What does it mean that China is making a lot of noise about the Federal Reserve’s loose monetary policy?
In an increasingly globalised economy, we need more global data measurement. The Economist presents a new attempt to measure global GDP. Globally, there was a big and swift return to strong GDP growth, built on the backs of emerging countries and particularly the BRICs. Since early 2010, rather than getting stronger and stronger, global growth has actually become weaker and weaker. This is quite a departure from certain narratives popular today.
China now buys more gold than the Western world. Does that mean, as some commentators are suggesting, that future price growth for the gold price depends on China? That if the Chinese economy weakens and has a hard landing or a recession that gold will fall steeply? Of course, this is only one factor. With the global monetary system in a state of flux - with many nations creating bilateral and multilateral trade agreements to trade in non-dollar currencies, including gold - emerging market central banks see gold — the oldest existing form of money — as an insurance policy against unpredictable changes, and as a way to win global monetary influence. As Zhang Jianhua of the People’s Bank of China said: "No asset is safe now. The only choice to hedge risks is to hold hard currency - gold."
"Are those "talkers" and CB's really in charge? Or was that just a phase we passed through?"

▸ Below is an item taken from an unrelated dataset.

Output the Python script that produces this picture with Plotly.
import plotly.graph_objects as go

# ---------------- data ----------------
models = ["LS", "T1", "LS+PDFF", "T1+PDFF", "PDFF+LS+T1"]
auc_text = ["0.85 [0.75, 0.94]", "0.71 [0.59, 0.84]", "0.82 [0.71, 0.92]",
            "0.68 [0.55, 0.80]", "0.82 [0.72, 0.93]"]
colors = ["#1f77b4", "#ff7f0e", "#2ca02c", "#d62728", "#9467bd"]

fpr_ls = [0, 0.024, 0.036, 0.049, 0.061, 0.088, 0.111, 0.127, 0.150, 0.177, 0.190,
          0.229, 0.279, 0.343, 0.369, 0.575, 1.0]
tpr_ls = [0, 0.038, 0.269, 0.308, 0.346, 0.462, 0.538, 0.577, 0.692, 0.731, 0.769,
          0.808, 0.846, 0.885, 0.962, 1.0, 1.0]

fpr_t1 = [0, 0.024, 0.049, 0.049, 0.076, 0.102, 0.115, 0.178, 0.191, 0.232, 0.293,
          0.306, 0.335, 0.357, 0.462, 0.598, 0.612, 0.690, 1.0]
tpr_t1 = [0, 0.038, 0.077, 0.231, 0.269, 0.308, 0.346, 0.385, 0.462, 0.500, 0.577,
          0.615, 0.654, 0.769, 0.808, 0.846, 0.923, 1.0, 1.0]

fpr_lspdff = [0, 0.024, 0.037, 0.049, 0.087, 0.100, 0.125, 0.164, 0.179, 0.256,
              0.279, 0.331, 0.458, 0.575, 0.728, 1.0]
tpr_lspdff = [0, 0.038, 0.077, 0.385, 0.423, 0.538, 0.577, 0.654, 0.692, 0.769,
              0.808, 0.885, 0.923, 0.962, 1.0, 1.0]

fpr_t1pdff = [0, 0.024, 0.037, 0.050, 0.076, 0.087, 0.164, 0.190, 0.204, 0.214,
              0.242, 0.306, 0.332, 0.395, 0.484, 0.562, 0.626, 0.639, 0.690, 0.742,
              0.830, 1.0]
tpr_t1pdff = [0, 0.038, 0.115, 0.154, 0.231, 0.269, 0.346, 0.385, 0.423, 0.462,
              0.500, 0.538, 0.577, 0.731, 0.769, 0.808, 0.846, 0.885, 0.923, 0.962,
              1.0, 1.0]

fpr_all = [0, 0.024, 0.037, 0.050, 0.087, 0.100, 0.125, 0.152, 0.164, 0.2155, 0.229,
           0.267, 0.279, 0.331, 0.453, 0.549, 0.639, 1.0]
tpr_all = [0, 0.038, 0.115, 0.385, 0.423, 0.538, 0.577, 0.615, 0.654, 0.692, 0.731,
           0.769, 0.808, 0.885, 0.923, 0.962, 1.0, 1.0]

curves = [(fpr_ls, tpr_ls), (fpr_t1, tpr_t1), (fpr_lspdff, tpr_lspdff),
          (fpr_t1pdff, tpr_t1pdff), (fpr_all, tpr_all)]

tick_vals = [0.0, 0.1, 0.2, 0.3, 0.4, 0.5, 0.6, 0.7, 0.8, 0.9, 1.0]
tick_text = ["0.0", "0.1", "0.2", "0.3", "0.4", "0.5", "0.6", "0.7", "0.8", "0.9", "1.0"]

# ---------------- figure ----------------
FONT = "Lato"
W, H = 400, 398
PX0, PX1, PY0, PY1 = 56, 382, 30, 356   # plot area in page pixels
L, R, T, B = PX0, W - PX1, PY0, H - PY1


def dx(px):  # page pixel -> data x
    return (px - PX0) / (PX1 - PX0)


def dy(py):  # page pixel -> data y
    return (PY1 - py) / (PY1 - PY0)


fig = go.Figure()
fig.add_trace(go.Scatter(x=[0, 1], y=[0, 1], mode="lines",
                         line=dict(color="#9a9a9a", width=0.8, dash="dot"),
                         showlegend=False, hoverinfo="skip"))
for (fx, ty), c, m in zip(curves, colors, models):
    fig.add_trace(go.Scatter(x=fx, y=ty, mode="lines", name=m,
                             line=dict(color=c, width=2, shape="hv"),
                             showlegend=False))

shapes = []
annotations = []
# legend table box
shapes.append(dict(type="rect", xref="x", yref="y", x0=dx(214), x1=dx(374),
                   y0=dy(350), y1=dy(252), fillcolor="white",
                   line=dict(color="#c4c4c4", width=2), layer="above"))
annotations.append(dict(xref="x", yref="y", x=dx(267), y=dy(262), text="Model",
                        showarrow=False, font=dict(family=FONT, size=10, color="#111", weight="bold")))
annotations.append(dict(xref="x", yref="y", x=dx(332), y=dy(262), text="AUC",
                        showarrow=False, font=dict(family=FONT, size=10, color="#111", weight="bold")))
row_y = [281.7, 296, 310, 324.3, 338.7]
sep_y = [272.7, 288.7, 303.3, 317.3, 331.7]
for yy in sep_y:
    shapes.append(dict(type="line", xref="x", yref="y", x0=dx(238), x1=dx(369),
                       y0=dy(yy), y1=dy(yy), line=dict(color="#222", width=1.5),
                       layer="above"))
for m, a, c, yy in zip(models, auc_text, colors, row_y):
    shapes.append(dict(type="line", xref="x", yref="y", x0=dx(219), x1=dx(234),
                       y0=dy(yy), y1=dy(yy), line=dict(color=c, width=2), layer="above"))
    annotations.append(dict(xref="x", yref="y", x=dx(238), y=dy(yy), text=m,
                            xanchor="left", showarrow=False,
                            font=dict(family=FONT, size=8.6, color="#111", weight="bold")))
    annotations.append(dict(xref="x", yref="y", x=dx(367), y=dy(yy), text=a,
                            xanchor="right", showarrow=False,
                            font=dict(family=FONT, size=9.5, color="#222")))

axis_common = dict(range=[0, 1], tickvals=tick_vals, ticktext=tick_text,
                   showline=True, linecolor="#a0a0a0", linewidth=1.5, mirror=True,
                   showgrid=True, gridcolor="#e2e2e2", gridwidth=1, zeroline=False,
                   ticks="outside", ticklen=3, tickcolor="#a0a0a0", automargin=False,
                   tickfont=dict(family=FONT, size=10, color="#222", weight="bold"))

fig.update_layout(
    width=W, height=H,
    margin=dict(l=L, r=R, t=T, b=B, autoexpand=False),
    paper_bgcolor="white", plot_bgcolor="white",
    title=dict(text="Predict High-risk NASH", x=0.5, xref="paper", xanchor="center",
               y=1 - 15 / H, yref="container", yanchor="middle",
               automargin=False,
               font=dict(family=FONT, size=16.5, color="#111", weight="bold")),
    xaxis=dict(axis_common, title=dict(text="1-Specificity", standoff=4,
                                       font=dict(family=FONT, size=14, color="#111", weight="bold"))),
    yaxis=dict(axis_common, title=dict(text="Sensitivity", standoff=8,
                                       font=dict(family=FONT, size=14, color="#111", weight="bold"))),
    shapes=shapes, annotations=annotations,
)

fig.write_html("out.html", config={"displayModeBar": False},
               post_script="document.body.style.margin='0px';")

Mercantilist trade policies have returned in a big, big way. States around the world including in the West, and especially America, have massively adopted corporatist domestic policies, even while spouting the rhetoric of free trade and economic liberalism publicly. A key difference between a free market economy, and a corporatist command economy is the misallocation of capital by the central planning process. While mercantile economies can be hugely productive, the historic tendency in the long run has been toward the command economies — which allocate capital based on the preferences of the central planner. This means that the competition is now over who can run the most successful corporatist-mercantilist system. This is the worst of both worlds for America. All of the disadvantages of mercantilism — the rent-seeking corporate-industrial complex, the misallocation of capital through central planning, the fragility of a centralised system — without the advantage of a strong domestic productive base.